#### DATA LINES ####

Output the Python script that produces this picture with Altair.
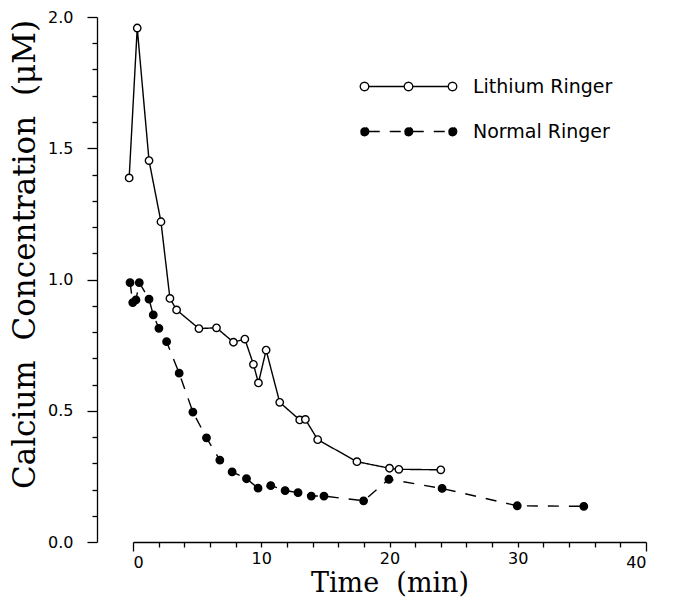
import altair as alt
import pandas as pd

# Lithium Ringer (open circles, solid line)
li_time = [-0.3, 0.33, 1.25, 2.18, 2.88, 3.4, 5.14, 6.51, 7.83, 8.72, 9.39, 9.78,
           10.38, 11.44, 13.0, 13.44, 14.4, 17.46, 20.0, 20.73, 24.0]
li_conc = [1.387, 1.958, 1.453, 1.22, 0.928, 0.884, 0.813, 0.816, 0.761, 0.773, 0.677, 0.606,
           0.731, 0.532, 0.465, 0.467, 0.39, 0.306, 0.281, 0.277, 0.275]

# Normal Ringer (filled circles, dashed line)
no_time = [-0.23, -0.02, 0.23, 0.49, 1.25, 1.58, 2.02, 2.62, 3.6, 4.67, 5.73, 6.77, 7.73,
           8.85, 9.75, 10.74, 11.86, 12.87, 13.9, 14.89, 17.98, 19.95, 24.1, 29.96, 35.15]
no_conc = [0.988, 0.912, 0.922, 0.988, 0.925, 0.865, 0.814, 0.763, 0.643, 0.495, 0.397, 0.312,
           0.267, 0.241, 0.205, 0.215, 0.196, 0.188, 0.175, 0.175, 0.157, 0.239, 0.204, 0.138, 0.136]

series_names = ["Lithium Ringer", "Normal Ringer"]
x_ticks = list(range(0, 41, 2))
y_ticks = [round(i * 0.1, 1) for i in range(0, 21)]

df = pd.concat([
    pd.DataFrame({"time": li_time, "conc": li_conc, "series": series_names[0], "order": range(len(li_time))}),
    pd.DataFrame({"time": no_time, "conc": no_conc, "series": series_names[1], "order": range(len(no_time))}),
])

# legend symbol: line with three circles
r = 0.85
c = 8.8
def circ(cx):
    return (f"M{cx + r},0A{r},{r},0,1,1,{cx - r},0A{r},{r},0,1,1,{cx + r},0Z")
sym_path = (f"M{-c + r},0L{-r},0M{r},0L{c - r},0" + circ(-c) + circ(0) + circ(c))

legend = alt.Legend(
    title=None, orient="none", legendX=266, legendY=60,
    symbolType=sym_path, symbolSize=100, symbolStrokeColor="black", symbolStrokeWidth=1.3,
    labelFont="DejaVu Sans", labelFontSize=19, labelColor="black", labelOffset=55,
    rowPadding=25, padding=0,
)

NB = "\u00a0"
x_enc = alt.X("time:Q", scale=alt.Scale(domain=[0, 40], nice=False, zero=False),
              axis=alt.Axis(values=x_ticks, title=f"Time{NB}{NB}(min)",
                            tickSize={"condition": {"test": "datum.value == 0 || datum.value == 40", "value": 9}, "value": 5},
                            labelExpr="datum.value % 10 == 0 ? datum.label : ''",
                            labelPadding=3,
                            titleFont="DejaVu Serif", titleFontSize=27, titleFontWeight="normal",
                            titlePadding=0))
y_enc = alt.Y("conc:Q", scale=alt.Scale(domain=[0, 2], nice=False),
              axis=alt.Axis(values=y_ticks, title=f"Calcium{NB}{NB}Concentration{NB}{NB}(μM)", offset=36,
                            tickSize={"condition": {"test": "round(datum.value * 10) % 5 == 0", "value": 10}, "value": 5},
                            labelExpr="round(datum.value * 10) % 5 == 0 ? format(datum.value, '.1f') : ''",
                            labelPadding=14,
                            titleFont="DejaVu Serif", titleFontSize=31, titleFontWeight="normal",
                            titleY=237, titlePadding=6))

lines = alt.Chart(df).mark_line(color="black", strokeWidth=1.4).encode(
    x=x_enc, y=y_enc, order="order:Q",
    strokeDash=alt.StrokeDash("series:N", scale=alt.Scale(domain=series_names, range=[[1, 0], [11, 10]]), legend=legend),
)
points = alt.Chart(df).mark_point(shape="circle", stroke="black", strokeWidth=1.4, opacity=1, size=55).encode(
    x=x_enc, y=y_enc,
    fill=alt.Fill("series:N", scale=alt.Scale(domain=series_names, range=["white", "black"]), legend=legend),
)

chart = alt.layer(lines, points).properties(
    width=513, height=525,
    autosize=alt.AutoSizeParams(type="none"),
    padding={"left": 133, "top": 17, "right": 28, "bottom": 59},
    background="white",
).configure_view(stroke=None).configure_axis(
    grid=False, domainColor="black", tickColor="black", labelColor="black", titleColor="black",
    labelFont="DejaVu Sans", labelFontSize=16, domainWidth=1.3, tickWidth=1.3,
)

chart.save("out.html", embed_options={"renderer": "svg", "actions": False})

####

# EXERCISE AIM
Extract the lines exactly, please: the first line of the listing, the line with "0.731, 0.532, 0.465, 0.467, 0.39, 0.306, 0.281, 0.277, 0.275]", and every line between them, but no pictures.

# CORRECT OUTPUT
Output the Python script that produces this picture with Altair.
import altair as alt
import pandas as pd

# Lithium Ringer (open circles, solid line)
li_time = [-0.3, 0.33, 1.25, 2.18, 2.88, 3.4, 5.14, 6.51, 7.83, 8.72, 9.39, 9.78,
           10.38, 11.44, 13.0, 13.44, 14.4, 17.46, 20.0, 20.73, 24.0]
li_conc = [1.387, 1.958, 1.453, 1.22, 0.928, 0.884, 0.813, 0.816, 0.761, 0.773, 0.677, 0.606,
           0.731, 0.532, 0.465, 0.467, 0.39, 0.306, 0.281, 0.277, 0.275]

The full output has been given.